Should I interview for these positions, or would it be a waste of time?
I graduated with a BS in Finance in '09, and due to a combination of poor networking, the state of the industry at the time, and bad luck, I was never able to land an internship while in undergrad nor a banking job upon graduation. Despite decent grades I was never even able to land an interview.
I decided to contact a recruiting company a few weeks ago, and they found two positions for me that I qualify for with no experience. Here are the job descriptions from the email they sent me
Wachovia/Wells conversion. This is a high risk position and ideal candidate must have extreme attention to detail. Some CS assisting with transfers, but do not need retirement experience. Candidate does need reconciliation experience, or be a very smart new grad. Long term position, but not definite time of contract. 8-5 M-F, may have to work weekends and OT.First one, reconciling transfers from investment accounts to DDA accounts for theSecond one: Customer service based, dealing directly with the clients and their 401k questions.
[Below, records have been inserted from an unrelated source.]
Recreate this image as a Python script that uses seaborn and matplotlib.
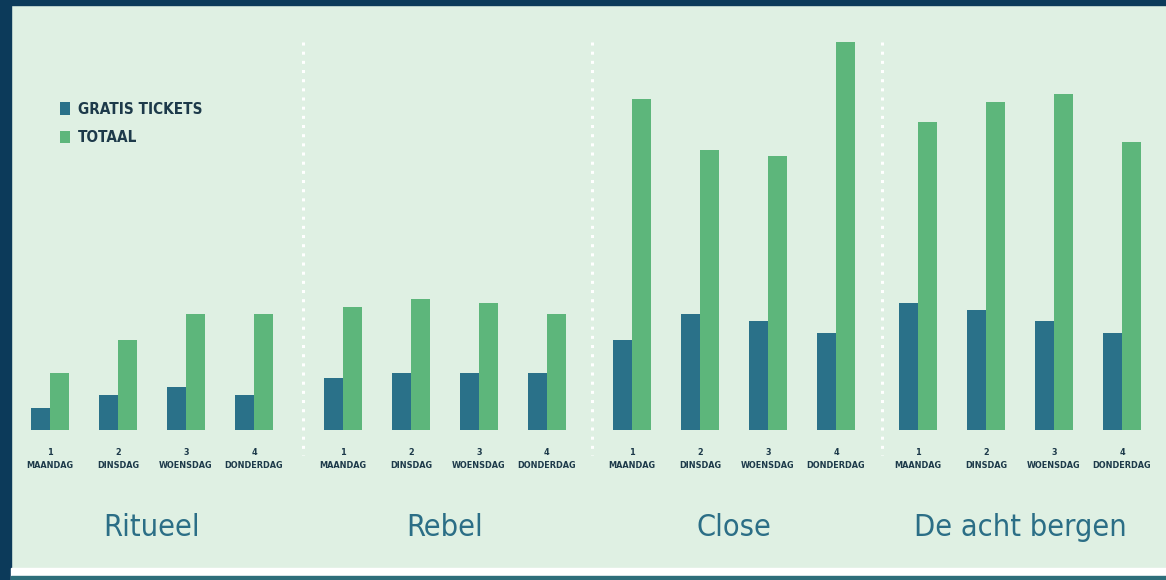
import matplotlib
matplotlib.use('Agg')
import matplotlib.pyplot as plt
from matplotlib.patches import Rectangle
from matplotlib.lines import Line2D
import pandas as pd
import seaborn as sns

# Data (pixel-scale units)
FILMS = ['Ritueel', 'Rebel', 'Close', 'De acht bergen']
DAGEN = ['1\nMAANDAG', '2\nDINSDAG', '3\nWOENSDAG', '4\nDONDERDAG']
SERIES = ['GRATIS TICKETS', 'TOTAAL']
GRATIS = [
    [22, 35, 43, 35],
    [52, 57, 57, 57],
    [90, 116, 109, 97],
    [127, 120, 109, 97],
]
TOTAAL = [
    [57, 90, 116, 116],
    [123, 131, 127, 116],
    [331, 280, 274, 388],
    [308, 328, 336, 288],
]

NAVY = '#0C3A5A'
MINT = '#DFF0E3'
BLAUW = '#2A7189'
GROEN = '#5DB67B'
TEKST = '#1D3A4A'
TITEL = '#2B6E86'

W, H = 1166, 580
FONT = ['DejaVu Sans']

sns.set_theme(style='white')
plt.rcParams['font.family'] = FONT

rows = []
for f, film in enumerate(FILMS):
    for d, dag in enumerate(DAGEN):
        rows.append({'film': film, 'dag': dag, 'serie': SERIES[0], 'waarde': GRATIS[f][d]})
        rows.append({'film': film, 'dag': dag, 'serie': SERIES[1], 'waarde': TOTAAL[f][d]})
df = pd.DataFrame(rows)

fig = plt.figure(figsize=(W / 100, H / 100), dpi=100)
fig.patch.set_facecolor(MINT)

# kader
fig.add_artist(Rectangle((0, 0), 11 / W, 1, transform=fig.transFigure, color=NAVY, zorder=0))
fig.add_artist(Rectangle((0, 1 - 5 / H), 1, 5 / H, transform=fig.transFigure, color=NAVY, zorder=0))
fig.add_artist(Rectangle((11 / W, 0), 1, 12 / H, transform=fig.transFigure, color='white', zorder=0))
fig.add_artist(Rectangle((11 / W, 0), 1, 4 / H, transform=fig.transFigure, color='#2E6E7A', zorder=0))

# panelen (links in px, breedte 4*68 px)
links = [16, 309, 598, 884]
bodem = 430
top = 30
for i, film in enumerate(FILMS):
    ax = fig.add_axes([links[i] / W, (H - bodem) / H, 272 / W, (bodem - top) / H])
    sub = df[df['film'] == film]
    sns.barplot(data=sub, x='dag', y='waarde', hue='serie', order=DAGEN, hue_order=SERIES,
                palette=[BLAUW, GROEN], width=0.55, saturation=1, errorbar=None,
                linewidth=0, ax=ax, legend=(i == 0))
    ax.set_ylim(0, bodem - top)
    ax.set_xlim(-0.5, 3.5)
    ax.set_facecolor('none')
    for s in ax.spines.values():
        s.set_visible(False)
    ax.set_yticks([])
    ax.set_xlabel('')
    ax.set_ylabel('')
    ax.set_xticks(range(4))
    ax.set_xticklabels(DAGEN, fontsize=6.5, fontweight='bold', fontstretch='condensed',
                       color=TEKST, linespacing=1.5)
    ax.tick_params(axis='x', length=0, pad=13)
    ax.text(1.5, -97, film, ha='center', va='center', fontsize=22, color=TITEL,
            fontstretch='condensed', transform=ax.transData, clip_on=False)
    if i == 0:
        handles, labels = ax.get_legend_handles_labels()
        ax.get_legend().remove()
        fig.legend(handles, labels, loc='upper left', bbox_to_anchor=(46 / W, 1 - 88 / H),
                   frameon=False, handlelength=0.7, handleheight=0.9, handletextpad=0.5,
                   labelspacing=0.88, prop={'family': FONT, 'weight': 'bold', 'size': 11,
                                            'stretch': 'condensed'},
                   labelcolor=TEKST)

# stippellijnen tussen de films
for x in [303, 592, 882]:
    fig.add_artist(Line2D([x / W, x / W], [1 - 42 / H, 1 - 455 / H], transform=fig.transFigure,
                          color='white', linestyle=(0, (1, 2)), linewidth=2.2))

fig.savefig('out.png', dpi=100, facecolor=MINT)
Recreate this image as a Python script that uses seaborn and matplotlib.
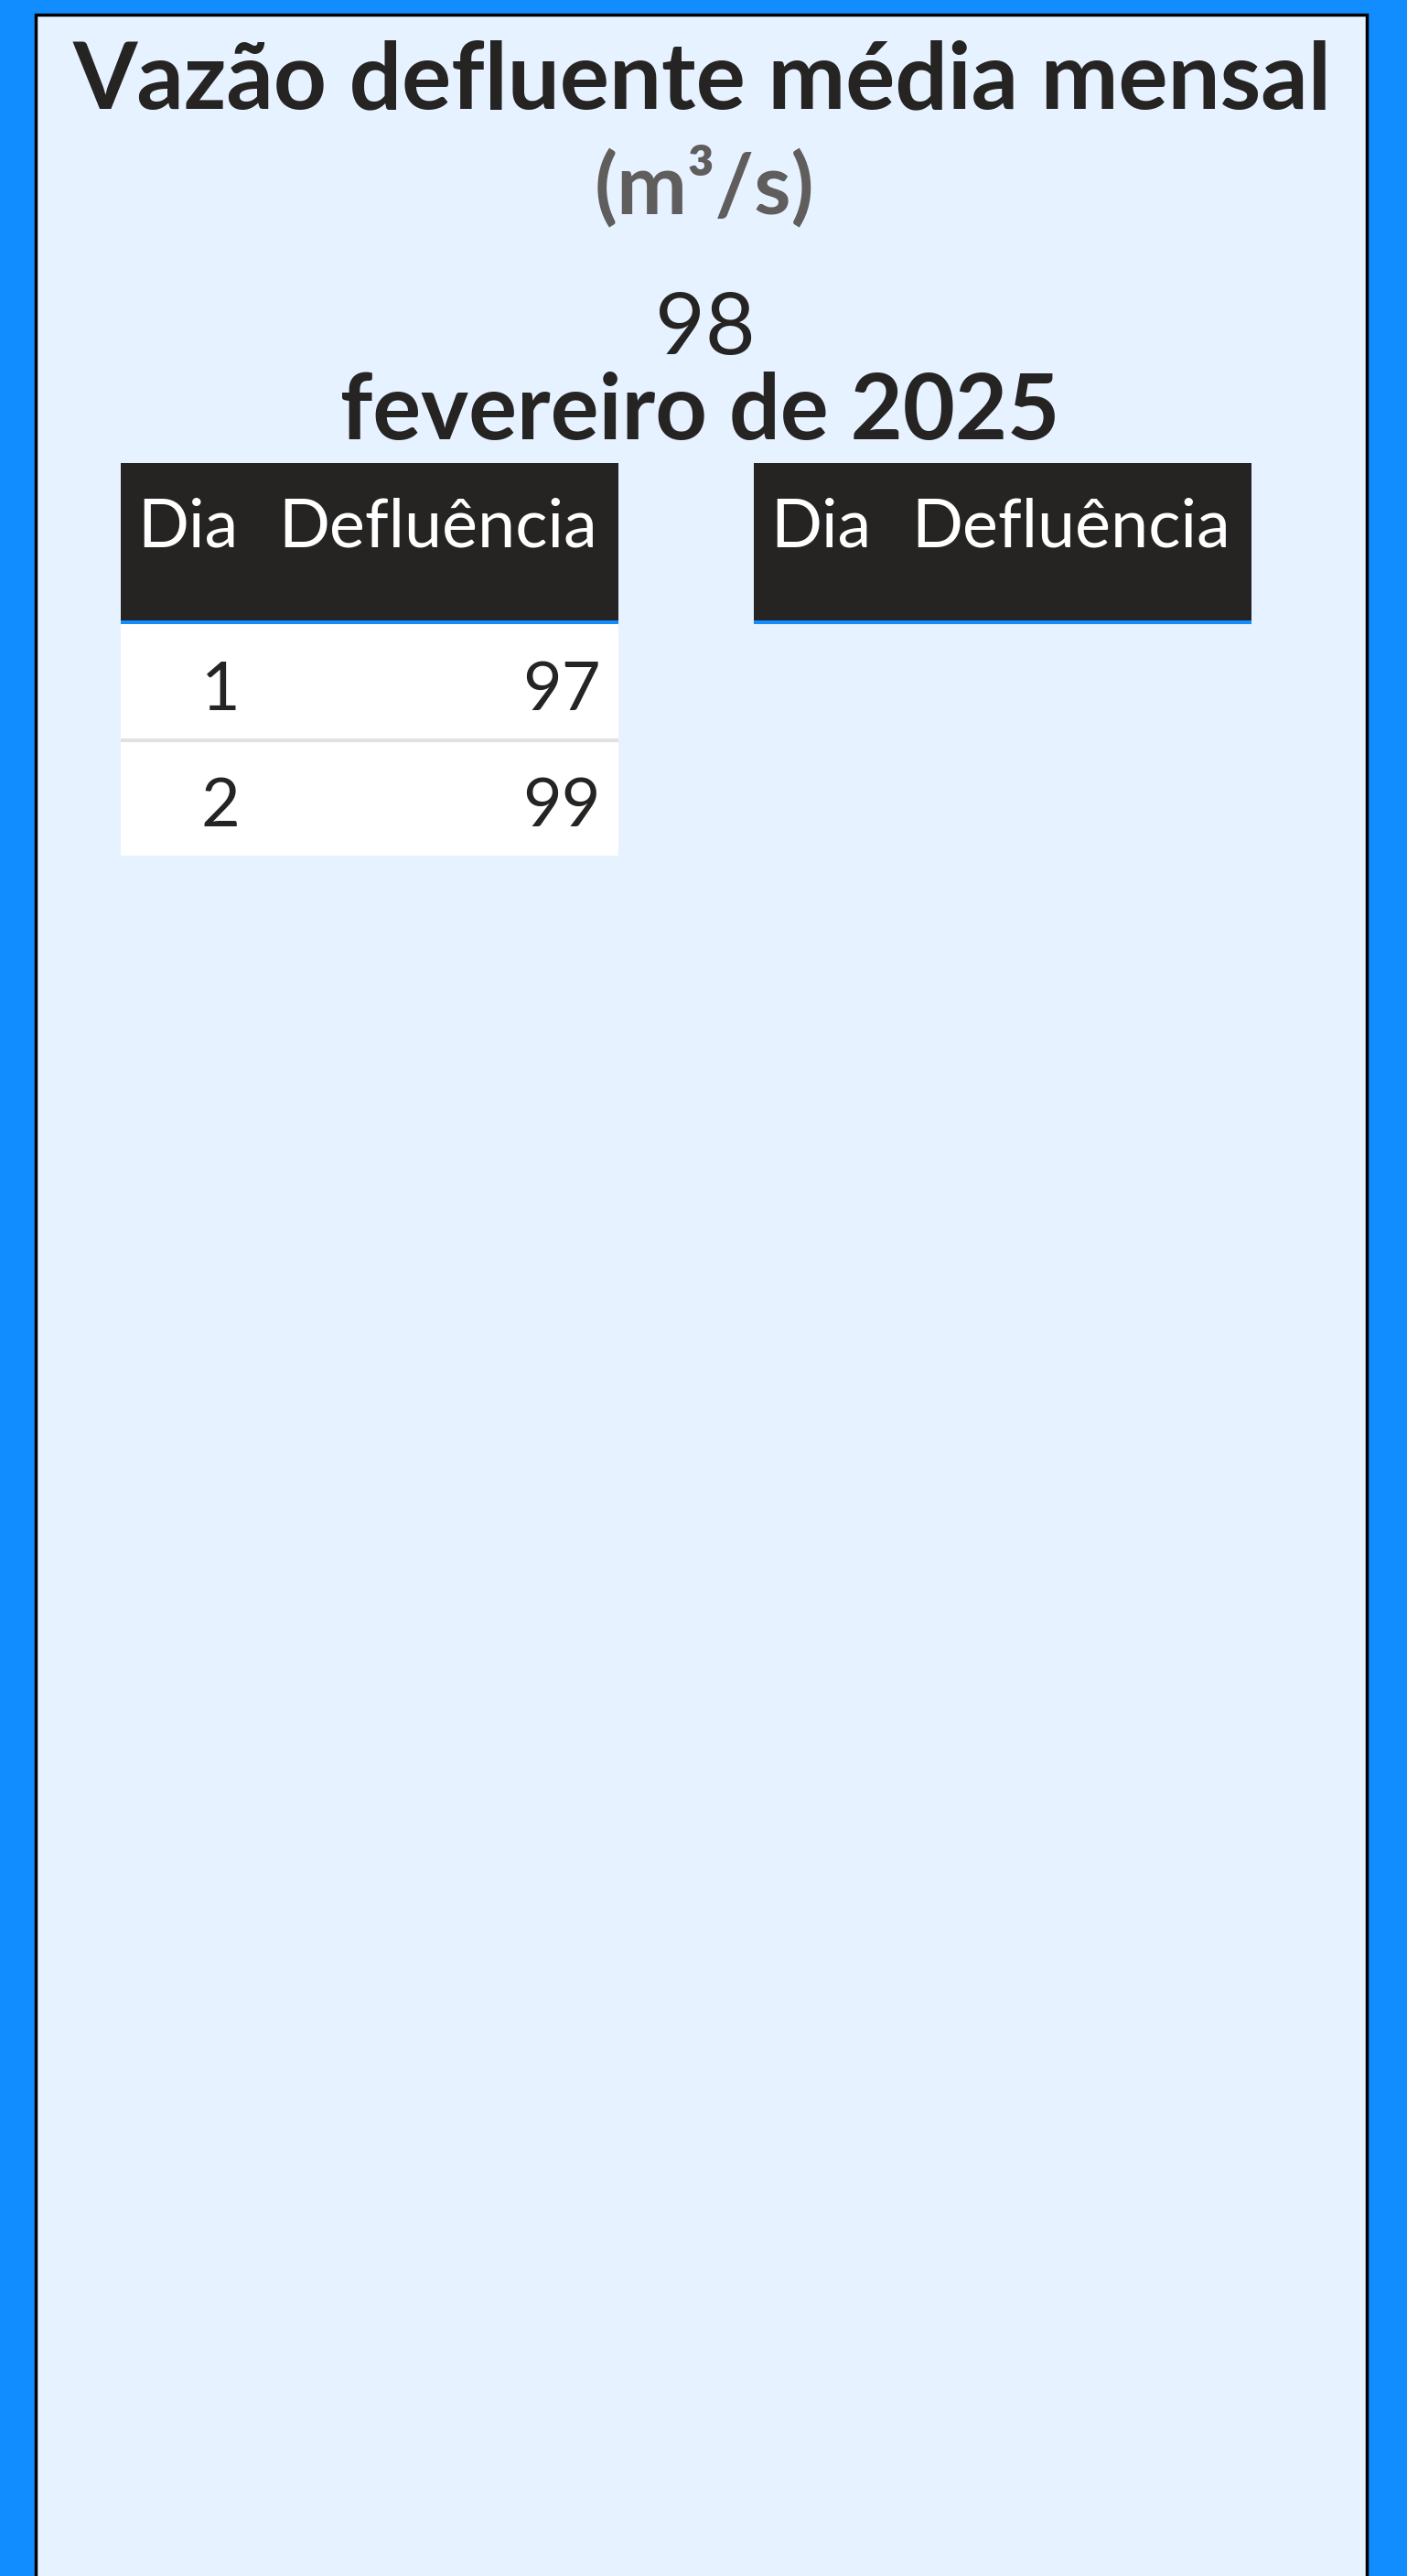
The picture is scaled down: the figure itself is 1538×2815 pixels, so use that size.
import pandas as pd
import matplotlib.pyplot as plt
import seaborn as sns
from matplotlib.colors import ListedColormap
from matplotlib.patches import Rectangle

sns.set_theme(style="white")
plt.rcParams['font.family'] = ['Lato', 'DejaVu Sans']

# Dados

titulo = 'Vazão defluente média mensal'
unidade = '(m³/s)'
media_mensal = 98
mes_ref = 'fevereiro de 2025'
colunas = ['Dia', 'Defluência']
dias_1 = [1, 2]
defluencia_1 = [97, 99]
dias_2 = []
defluencia_2 = []

AZUL = '#118DFF'
FUNDO = '#E6F2FF'
ESCURO = '#252423'
CINZA = '#605E5C'

W, H = 1538, 2815
fig = plt.figure(figsize=(W / 100, H / 100), dpi=100, facecolor=AZUL)


def fx(x):
    return x / W


def fy(y):
    return 1 - y / H


def eixo_px(x0, y0, x1, y1):
    return fig.add_axes([fx(x0), fy(y1), (x1 - x0) / W, (y1 - y0) / H])


# Painel de fundo
fig.patches.append(Rectangle((fx(38.5), -0.01), (1494 - 38.5) / W, fy(16) + 0.01,
                             transform=fig.transFigure, facecolor=FUNDO,
                             edgecolor='black', linewidth=2.5, zorder=-2))

# Cabeçalho do cartão
fig.text(fx(768), fy(118), titulo, ha='center', va='baseline', fontsize=73,
         fontweight='bold', color=ESCURO)
fig.text(fx(770), fy(233), unidade, ha='center', va='baseline', fontsize=66,
         fontweight='bold', color=CINZA)
fig.text(fx(771), fy(387), f'{media_mensal}', ha='center', va='baseline',
         fontsize=68, color=ESCURO)
fig.text(fx(765), fy(480), mes_ref, ha='center', va='baseline', fontsize=71,
         fontweight='bold', color=ESCURO)


# Tabelas

def tabela(x0, dias, valores):
    x_div, x1 = x0 + 150, x0 + 544
    fig.patches.append(Rectangle((fx(x0), fy(678)), (x1 - x0) / W, (678 - 506) / H,
                                 transform=fig.transFigure, facecolor=ESCURO,
                                 edgecolor='none', zorder=1))
    fig.patches.append(Rectangle((fx(x0), fy(682)), (x1 - x0) / W, 4 / H,
                                 transform=fig.transFigure, facecolor=AZUL,
                                 edgecolor='none', zorder=1))
    fig.text(fx(x_div - 22), fy(598), colunas[0], ha='right', va='baseline',
             fontsize=53, color='white')
    fig.text(fx(x1 - 23), fy(598), colunas[1], ha='right', va='baseline',
             fontsize=53, color='white')
    if len(dias) == 0:
        return
    df = pd.DataFrame({colunas[0]: dias, colunas[1]: valores})
    y1 = 682 + 126.5 * len(df)
    for col, (a, b) in zip(colunas, [(x0, x_div), (x_div, x1)]):
        ax = eixo_px(a, 682, b, y1)
        sns.heatmap(df[[col]], ax=ax, cmap=ListedColormap(['white']), vmin=0, vmax=1,
                    cbar=False, xticklabels=False, yticklabels=False)
        for i in range(1, len(df)):
            ax.axhline(i, color='#E1E1E1', linewidth=2.9)
        for i, v in enumerate(df[col]):
            ax.annotate(f'{v}', xy=(1, i + 0.745), xycoords=('axes fraction', 'data'),
                        xytext=(-14, 0), textcoords='offset points', ha='right',
                        va='baseline', fontsize=53, color=ESCURO)


tabela(132, dias_1, defluencia_1)
tabela(824, dias_2, defluencia_2)

fig.savefig('out.png', dpi=100, facecolor=fig.get_facecolor())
The pay is $13.50/hr, which is disappointing, but I can manage. It sounds like the positions are in a retail bank branch, not a corporate banking environment, but Im not sure. The commute to work would be horrendous, and I despise commuting and have no intention on moving to where the job would be located.
If my goal is to excel and impress my superiors and eventually leverage my experience into a corporate finance, or any higher-paying banking position, and obtain a masters or MBA, do you think taking either of these jobs would be a waste of time? Would I be better-off abandoning my banking aspirations and focusing on another venture, such as going into business for myself? The recruiters call this a 'foot-in-the-door' opportunity, but I feel like this is probably standard hyperbole to get positions filled for the client (hiring company) and I'll either end up being let go once the work is done, or stuck in a low-paying, dead-end position forever.
Apologies for the ignorance, but I have no first-hand experience with the banking industry and traditional career trajectories, and the fact that Im using a recruiting company confounds the uncertainty even further.
Thanks in advance.
we all gotta start somewhere..
How bad do you want it? It being your end goal.... Your goal being unattainable unless you start somewhere
Go for it
Go get an MBA if you want a second shot.
Very true. I'm only hope that this is a solid opportunity and I'm not wasting my time.
Badly enough.
I'm thinking about it.
Do you mean after I get some experience? Because everything I've read leads me to believe that any MBA program worth attending won't accept you without a good bit of experience, which I don't have.
Are you currently unemployed? You'd be applying for entry in 2012 so you'd get 2yrs under your belt. What are you doing now? The jobs you listed aren't going to give you any meaningful experience so if you have a few years under your belt doing something decent lob in some applications. Otherwise try to find better gigs than what you listed.
Yes, currently unemployed. I was recently laid off from the dead-end job I landed when I graduated. I have a few years of phone sales under my belt, but that is hardly business-school-worthy experience.